Everyday life is Shannon decomposition with worse documentation

Now for the fun part.

People call things “coincidences” because they dislike seeing the branching structure underneath reality. But everyday life is full of Shannon-style splits.

You leave home 30 seconds later than usual. That one bit flips. Then:

                [leave_home_on_time?]
                   /             \
                 yes             no
                 /                \
          catch normal bus      miss bus
             |                    |
        sit by stranger      buy coffee instead
             |                    |
        no conversation      run into old friend
             |                    |
        ordinary Tuesday     job offer / romance / weird story

That is not magic.

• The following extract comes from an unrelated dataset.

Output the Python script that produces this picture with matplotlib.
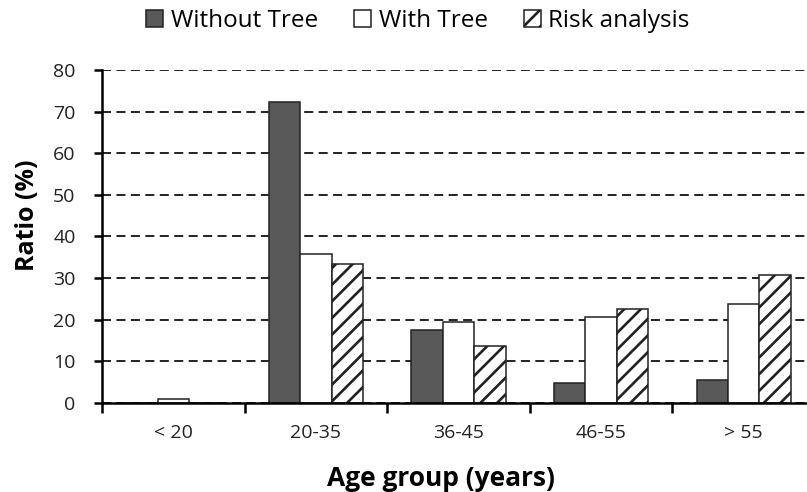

That is branching.

A coincidence is often just a hidden variable revealing that life is an enormous decision diagram with terrible UX.

Another one:

             [phone battery > 3% ?]
                 /           \
               yes           no
               /              \
       call rideshare      keep walking
            |                  |
       arrive early       enter bookstore
            |                  |
      never meet anyone    find a book you needed

We call the right branch “fate” because “conditional path selection under incomplete state visibility” does not fit on a coffee mug.

Shannon decomposition gives you a brutal, useful lens:

tiny binary decisions can create wildly different downstream worlds.

That is true in circuits. That is true in software. That is true in life.

A single bit is small at the top and enormous at the leaves.


Why this matters more than it looks

The modern computer is a cathedral made of microscopic yes/no riots. Shannon decomposition is one of the reasons that cathedral does not collapse into decorative smoke.

It gives engineers a way to:

It is important because it turns logic into navigable terrain. Without that, Boolean complexity is just a swamp with equations floating in it.

With it, you get paths. Branches. Selectors. Shared subgraphs. Proof machinery. Hardware that can be reasoned about instead of merely feared.


Final punchline

Shannon notation is the computational art of saying:

Before you panic,
split the problem in two,
name both futures,
and let one bit decide.

That is why it matters. Not because the formula is flashy. It isn’t. It looks like something a sleep-deprived electrical engineer wrote on a diner receipt.

It matters because the formula teaches machines how to think in forks. And once a machine can think in forks, it can build circuits, compress decisions, verify designs, and turn chaos into architecture.

Also, on a less official note, it explains half of adult life.

You said yes. You said no. You took the train. You missed the train. You answered the email. You ignored the email.

Different branch. Different world. Same root node.

That’s Shannon. The digital version of discovering that destiny is just a multiplexer with excellent branding.